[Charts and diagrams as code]
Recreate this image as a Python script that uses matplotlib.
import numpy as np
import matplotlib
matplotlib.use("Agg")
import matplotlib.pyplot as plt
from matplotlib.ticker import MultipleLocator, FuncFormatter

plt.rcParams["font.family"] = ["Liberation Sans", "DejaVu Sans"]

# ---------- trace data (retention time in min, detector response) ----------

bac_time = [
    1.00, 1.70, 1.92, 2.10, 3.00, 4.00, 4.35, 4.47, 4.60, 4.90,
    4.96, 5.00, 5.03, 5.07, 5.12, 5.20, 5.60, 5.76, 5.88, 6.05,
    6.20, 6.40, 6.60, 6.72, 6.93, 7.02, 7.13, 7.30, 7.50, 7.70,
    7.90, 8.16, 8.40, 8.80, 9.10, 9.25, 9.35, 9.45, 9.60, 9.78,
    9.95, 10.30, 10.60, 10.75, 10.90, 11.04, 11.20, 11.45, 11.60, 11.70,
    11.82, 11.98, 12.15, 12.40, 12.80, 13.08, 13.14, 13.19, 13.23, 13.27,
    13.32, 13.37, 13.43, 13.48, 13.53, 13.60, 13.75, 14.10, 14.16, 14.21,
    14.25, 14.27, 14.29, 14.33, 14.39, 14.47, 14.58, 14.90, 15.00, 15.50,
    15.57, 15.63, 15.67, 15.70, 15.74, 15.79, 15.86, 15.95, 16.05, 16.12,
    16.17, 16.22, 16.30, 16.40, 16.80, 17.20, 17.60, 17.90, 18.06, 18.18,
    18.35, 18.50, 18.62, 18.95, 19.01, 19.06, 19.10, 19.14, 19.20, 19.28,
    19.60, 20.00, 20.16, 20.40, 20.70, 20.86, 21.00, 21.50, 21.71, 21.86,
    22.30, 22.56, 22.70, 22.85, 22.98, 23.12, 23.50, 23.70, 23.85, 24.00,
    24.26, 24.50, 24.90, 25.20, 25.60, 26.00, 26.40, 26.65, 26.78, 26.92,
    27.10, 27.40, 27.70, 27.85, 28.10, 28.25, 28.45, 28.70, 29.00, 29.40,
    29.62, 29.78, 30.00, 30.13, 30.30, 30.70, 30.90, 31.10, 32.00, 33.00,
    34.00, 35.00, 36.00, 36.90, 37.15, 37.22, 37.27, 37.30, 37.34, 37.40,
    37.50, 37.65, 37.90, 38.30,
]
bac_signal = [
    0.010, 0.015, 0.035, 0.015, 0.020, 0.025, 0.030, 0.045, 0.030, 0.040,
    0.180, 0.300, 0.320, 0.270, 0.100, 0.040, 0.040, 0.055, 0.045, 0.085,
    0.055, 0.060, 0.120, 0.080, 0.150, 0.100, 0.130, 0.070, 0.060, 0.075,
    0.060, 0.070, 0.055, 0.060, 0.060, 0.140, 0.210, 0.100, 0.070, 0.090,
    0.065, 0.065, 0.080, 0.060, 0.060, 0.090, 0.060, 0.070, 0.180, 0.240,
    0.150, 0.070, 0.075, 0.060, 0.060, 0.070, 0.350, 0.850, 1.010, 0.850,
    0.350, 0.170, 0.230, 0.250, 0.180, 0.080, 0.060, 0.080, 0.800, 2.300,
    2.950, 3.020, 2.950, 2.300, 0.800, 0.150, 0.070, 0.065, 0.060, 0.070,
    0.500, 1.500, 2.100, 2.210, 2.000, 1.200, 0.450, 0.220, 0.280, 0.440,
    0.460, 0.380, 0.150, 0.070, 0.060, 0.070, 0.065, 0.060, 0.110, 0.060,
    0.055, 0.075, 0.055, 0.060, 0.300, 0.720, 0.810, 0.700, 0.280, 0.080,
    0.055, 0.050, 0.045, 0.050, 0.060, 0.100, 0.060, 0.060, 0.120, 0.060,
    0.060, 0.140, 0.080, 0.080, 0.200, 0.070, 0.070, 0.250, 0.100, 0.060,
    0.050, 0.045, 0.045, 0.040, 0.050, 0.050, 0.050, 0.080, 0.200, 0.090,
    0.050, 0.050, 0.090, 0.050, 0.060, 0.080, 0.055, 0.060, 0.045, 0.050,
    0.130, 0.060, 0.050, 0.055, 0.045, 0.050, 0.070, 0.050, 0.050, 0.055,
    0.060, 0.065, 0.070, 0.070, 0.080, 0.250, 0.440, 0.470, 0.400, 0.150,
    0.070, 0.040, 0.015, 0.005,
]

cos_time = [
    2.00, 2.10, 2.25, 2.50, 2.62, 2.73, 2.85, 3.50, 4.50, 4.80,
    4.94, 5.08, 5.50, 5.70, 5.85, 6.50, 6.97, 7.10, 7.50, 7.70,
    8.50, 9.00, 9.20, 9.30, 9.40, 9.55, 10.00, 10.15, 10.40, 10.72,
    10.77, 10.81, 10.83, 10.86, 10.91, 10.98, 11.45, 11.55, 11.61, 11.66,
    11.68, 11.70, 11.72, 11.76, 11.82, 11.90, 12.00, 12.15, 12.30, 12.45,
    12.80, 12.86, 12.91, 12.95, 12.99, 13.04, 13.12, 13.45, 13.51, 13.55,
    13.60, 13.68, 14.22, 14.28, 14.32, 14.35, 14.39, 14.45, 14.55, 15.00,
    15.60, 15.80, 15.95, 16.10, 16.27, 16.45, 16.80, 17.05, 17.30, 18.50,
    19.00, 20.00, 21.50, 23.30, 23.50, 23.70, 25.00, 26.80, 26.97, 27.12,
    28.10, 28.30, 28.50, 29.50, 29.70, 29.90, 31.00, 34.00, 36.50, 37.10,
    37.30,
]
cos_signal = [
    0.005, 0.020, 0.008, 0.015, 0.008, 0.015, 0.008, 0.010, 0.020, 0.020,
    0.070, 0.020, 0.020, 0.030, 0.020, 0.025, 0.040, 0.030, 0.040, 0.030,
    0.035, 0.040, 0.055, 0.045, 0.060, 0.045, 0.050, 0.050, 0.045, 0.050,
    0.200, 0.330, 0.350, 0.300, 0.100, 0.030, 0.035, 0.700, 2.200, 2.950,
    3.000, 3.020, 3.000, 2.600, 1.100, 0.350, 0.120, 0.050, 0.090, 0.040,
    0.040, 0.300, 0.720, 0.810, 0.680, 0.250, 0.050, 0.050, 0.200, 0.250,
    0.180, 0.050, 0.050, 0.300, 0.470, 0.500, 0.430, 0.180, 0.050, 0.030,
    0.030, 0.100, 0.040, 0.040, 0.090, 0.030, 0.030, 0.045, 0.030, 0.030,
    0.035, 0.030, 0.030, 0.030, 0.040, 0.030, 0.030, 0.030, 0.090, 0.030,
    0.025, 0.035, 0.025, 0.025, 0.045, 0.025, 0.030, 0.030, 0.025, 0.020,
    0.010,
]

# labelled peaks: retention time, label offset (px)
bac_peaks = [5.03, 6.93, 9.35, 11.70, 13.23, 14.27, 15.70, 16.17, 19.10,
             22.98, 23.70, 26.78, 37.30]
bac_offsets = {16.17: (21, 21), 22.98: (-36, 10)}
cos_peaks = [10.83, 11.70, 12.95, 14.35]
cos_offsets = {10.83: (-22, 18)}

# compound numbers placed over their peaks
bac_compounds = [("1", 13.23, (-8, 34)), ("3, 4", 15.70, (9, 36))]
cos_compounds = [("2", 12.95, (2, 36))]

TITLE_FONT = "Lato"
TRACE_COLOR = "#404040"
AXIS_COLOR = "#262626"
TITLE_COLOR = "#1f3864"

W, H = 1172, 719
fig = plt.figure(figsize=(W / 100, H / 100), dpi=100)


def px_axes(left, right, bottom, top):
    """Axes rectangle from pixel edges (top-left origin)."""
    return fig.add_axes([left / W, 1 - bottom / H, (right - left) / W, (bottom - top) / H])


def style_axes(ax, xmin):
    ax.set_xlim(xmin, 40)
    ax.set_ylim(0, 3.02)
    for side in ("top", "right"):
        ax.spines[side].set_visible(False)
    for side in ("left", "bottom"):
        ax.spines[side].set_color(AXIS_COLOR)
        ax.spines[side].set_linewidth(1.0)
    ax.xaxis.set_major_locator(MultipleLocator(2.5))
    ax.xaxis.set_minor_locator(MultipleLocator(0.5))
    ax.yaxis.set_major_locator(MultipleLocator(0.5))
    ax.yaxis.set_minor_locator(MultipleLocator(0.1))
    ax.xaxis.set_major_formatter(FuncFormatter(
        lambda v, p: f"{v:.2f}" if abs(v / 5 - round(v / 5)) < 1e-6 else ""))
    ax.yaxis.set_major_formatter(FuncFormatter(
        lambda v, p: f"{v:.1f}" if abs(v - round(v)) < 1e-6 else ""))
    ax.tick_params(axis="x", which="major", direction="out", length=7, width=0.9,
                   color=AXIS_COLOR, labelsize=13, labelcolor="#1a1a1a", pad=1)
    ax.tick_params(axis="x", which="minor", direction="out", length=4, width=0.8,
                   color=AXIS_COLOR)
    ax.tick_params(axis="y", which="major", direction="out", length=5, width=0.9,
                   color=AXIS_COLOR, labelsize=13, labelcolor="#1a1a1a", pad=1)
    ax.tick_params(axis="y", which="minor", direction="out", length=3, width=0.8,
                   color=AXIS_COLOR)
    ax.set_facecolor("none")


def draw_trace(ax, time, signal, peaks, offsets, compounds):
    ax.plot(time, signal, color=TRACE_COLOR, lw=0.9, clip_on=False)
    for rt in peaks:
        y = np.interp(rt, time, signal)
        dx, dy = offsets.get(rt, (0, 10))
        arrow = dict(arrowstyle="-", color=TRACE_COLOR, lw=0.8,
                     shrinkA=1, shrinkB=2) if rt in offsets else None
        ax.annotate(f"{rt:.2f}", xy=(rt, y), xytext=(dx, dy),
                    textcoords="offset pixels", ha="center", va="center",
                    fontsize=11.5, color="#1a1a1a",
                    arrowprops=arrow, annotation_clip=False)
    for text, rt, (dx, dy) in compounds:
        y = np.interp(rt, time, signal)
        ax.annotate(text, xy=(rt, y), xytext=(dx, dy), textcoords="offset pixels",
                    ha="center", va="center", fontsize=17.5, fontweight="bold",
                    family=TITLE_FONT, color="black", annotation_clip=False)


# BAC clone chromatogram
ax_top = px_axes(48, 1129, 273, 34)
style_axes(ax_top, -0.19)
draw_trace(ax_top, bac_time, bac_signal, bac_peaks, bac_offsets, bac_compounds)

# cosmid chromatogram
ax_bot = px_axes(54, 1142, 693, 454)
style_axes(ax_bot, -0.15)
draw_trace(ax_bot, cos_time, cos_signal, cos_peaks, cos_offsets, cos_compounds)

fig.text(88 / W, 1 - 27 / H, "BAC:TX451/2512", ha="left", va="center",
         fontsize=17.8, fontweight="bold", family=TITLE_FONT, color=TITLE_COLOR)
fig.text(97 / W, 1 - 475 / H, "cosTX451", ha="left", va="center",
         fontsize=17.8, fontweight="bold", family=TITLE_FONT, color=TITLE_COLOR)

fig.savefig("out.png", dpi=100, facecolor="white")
---
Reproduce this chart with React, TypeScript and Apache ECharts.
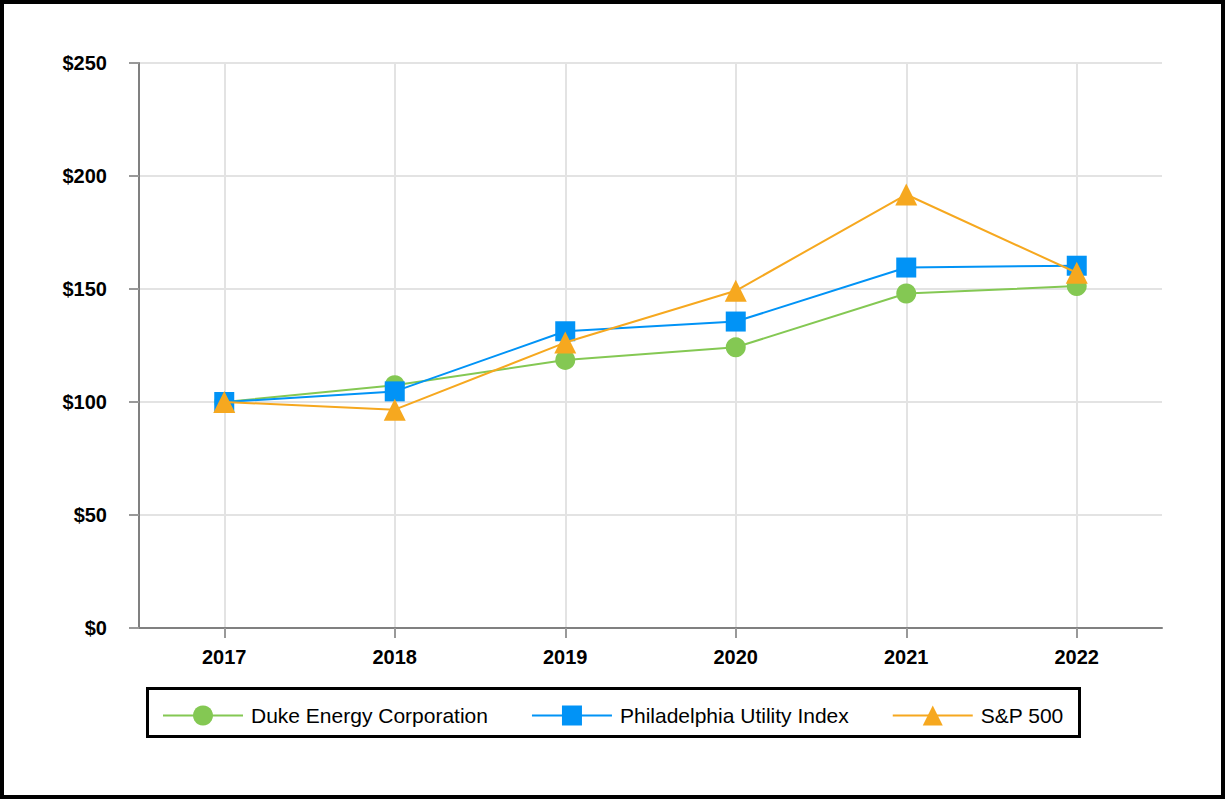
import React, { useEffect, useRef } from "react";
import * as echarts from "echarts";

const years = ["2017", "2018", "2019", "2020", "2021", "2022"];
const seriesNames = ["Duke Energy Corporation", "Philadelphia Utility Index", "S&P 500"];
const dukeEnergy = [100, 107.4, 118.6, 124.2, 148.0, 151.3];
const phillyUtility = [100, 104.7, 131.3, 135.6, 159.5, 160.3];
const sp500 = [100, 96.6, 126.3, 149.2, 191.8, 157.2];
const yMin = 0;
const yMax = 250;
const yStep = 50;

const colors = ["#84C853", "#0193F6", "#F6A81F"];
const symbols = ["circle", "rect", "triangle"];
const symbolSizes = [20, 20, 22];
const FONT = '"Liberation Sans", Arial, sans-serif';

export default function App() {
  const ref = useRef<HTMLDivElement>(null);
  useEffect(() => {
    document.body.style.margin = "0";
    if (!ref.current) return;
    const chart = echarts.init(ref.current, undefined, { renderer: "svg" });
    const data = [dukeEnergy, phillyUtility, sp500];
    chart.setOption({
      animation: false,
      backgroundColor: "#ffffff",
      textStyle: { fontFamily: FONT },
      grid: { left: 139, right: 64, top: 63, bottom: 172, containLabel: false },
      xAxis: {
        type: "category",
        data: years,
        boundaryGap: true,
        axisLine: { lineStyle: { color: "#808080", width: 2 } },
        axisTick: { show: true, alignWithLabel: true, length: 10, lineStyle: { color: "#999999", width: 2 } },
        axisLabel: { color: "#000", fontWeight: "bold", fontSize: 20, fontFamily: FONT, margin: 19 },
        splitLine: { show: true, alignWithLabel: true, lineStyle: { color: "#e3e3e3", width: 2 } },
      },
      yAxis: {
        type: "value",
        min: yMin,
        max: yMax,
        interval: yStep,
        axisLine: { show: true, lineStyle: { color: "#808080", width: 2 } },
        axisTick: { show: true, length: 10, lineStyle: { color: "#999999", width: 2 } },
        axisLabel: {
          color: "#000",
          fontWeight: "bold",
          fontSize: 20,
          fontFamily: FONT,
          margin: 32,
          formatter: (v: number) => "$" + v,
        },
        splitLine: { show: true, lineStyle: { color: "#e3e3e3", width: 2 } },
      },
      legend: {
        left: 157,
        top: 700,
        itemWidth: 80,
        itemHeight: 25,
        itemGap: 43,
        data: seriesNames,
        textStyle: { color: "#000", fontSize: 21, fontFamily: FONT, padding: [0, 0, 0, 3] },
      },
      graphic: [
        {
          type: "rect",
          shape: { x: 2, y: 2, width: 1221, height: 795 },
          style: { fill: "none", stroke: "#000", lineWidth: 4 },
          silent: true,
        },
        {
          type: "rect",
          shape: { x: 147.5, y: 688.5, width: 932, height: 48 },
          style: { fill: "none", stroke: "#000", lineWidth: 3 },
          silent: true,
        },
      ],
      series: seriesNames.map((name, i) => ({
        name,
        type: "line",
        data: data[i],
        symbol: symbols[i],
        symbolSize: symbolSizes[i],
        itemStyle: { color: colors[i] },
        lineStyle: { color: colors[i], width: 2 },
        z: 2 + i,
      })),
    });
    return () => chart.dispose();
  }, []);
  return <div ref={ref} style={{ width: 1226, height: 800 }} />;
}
==
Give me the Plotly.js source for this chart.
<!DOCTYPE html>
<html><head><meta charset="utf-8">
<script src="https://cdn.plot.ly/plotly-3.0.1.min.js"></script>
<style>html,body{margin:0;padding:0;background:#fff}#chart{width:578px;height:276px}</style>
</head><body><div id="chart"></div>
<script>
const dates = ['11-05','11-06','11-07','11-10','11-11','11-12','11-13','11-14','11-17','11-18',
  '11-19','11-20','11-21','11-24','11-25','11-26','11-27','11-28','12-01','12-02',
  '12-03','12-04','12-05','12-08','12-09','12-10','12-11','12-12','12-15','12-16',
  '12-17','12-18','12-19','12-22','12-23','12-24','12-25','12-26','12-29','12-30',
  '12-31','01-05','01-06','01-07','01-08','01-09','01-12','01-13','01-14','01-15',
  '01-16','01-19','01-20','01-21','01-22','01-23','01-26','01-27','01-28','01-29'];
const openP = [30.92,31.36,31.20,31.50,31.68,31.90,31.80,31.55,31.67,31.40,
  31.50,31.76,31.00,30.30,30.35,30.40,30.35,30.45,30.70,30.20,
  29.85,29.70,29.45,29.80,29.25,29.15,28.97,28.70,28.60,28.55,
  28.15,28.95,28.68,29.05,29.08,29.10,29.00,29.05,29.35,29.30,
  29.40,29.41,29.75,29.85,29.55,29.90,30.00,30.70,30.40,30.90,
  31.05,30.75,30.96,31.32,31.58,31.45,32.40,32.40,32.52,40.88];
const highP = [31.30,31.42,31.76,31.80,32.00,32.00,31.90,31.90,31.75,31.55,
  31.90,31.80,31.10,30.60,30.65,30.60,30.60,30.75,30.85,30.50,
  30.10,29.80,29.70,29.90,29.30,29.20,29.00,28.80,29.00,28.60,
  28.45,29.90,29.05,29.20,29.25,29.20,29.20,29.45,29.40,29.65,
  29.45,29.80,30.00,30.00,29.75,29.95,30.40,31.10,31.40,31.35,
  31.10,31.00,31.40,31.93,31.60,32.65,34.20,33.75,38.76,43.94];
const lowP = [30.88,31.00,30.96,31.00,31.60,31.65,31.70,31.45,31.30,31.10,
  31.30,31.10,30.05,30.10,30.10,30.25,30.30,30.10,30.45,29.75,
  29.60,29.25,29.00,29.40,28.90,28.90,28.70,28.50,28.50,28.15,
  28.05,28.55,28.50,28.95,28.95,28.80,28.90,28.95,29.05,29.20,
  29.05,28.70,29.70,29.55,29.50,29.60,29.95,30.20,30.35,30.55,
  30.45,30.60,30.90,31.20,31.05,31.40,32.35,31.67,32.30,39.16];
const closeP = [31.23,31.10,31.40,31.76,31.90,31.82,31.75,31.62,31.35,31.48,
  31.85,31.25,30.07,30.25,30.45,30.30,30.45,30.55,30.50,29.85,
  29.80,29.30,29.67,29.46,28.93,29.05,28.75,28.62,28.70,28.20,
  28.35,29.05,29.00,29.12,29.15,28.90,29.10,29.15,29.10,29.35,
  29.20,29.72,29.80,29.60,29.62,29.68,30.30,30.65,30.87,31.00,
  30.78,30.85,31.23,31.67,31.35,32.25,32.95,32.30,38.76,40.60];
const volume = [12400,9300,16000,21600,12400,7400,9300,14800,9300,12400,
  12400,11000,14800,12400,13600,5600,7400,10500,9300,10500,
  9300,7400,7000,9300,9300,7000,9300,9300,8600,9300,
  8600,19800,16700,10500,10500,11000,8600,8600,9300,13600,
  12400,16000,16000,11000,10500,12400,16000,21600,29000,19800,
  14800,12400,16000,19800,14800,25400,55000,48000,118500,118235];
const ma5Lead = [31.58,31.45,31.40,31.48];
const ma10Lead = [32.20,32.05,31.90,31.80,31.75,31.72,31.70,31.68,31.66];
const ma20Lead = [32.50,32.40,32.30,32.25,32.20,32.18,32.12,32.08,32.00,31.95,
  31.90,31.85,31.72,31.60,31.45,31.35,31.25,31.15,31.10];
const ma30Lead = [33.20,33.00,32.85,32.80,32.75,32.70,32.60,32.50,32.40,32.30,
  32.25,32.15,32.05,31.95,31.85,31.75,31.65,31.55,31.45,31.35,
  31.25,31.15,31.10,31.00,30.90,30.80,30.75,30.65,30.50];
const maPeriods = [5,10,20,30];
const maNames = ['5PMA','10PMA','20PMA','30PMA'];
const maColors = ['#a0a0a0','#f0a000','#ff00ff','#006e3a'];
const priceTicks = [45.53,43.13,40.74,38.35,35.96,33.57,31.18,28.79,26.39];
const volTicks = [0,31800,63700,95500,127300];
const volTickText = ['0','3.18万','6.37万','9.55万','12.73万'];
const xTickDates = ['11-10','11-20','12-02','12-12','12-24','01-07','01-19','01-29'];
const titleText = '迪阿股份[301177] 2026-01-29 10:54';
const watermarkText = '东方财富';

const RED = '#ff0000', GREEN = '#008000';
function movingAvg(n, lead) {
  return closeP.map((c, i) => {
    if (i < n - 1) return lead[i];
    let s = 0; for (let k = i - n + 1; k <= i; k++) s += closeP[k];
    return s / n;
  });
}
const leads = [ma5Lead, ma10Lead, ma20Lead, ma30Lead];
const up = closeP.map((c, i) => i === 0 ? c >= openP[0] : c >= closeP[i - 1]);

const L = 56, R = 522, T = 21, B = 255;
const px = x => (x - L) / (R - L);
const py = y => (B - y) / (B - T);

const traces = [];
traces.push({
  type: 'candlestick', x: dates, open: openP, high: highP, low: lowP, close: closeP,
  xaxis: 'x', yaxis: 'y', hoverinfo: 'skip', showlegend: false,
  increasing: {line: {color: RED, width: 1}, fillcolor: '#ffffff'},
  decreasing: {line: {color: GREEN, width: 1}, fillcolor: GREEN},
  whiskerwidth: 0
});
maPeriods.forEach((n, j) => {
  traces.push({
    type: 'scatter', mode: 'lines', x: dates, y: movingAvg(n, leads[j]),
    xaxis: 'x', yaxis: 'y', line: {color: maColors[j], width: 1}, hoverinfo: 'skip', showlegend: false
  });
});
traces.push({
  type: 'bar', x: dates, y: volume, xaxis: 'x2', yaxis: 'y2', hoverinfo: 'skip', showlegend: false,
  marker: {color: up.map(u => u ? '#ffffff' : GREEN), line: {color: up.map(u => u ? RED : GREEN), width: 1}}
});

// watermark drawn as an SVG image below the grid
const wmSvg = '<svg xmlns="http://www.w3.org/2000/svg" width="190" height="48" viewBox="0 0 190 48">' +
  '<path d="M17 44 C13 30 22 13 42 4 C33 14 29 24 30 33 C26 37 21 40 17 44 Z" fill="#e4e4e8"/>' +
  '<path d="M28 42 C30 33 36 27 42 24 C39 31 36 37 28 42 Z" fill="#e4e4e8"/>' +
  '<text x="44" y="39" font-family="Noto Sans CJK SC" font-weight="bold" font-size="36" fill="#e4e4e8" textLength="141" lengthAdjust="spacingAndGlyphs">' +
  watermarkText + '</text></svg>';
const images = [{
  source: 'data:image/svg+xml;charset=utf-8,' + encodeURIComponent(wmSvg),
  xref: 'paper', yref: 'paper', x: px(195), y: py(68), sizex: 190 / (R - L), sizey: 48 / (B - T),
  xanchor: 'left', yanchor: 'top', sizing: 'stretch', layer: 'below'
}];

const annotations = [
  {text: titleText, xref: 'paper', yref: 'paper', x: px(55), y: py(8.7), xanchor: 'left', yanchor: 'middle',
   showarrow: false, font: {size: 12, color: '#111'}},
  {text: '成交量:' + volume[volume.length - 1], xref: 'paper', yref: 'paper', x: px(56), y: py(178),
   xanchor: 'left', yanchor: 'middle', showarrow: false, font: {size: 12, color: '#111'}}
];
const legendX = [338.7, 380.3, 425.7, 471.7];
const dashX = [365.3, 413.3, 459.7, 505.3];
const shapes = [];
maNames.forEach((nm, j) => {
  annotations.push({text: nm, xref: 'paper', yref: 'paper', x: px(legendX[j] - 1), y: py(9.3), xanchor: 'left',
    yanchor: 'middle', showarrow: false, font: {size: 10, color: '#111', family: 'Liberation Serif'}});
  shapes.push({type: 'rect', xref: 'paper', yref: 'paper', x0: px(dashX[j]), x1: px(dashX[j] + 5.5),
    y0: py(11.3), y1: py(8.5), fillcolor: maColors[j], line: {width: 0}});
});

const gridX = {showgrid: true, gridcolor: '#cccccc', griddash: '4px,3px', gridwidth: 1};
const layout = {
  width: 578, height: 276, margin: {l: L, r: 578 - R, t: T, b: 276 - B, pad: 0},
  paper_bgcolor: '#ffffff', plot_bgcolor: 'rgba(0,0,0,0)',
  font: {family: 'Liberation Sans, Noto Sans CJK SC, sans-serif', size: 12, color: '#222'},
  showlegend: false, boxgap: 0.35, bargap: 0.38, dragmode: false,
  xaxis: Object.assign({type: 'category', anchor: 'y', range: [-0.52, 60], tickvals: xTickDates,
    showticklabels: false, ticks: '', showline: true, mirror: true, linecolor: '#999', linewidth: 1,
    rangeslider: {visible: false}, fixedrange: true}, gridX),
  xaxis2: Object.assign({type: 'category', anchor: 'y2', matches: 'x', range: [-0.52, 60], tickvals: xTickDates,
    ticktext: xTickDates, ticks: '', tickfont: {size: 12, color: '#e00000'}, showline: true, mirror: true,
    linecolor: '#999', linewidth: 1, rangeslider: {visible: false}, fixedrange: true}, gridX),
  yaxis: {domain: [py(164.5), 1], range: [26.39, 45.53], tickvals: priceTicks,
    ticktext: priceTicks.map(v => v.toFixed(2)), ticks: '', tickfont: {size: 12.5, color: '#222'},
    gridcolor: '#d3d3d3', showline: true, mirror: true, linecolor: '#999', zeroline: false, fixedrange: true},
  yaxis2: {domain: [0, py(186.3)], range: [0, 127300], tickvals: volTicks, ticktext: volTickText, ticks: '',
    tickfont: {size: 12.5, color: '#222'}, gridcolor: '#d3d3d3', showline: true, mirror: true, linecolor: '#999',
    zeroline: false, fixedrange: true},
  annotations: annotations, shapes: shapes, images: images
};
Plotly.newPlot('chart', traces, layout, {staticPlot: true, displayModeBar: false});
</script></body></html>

Given instruction> Above are some records; quote exactly and only the lines that begin at the line containing "Reproduce this chart" and stop after the line containing "const yStep = 50;", leaving out the pictures.

The response>
Reproduce this chart with React, TypeScript and Apache ECharts.
import React, { useEffect, useRef } from "react";
import * as echarts from "echarts";

const years = ["2017", "2018", "2019", "2020", "2021", "2022"];
const seriesNames = ["Duke Energy Corporation", "Philadelphia Utility Index", "S&P 500"];
const dukeEnergy = [100, 107.4, 118.6, 124.2, 148.0, 151.3];
const phillyUtility = [100, 104.7, 131.3, 135.6, 159.5, 160.3];
const sp500 = [100, 96.6, 126.3, 149.2, 191.8, 157.2];
const yMin = 0;
const yMax = 250;
const yStep = 50;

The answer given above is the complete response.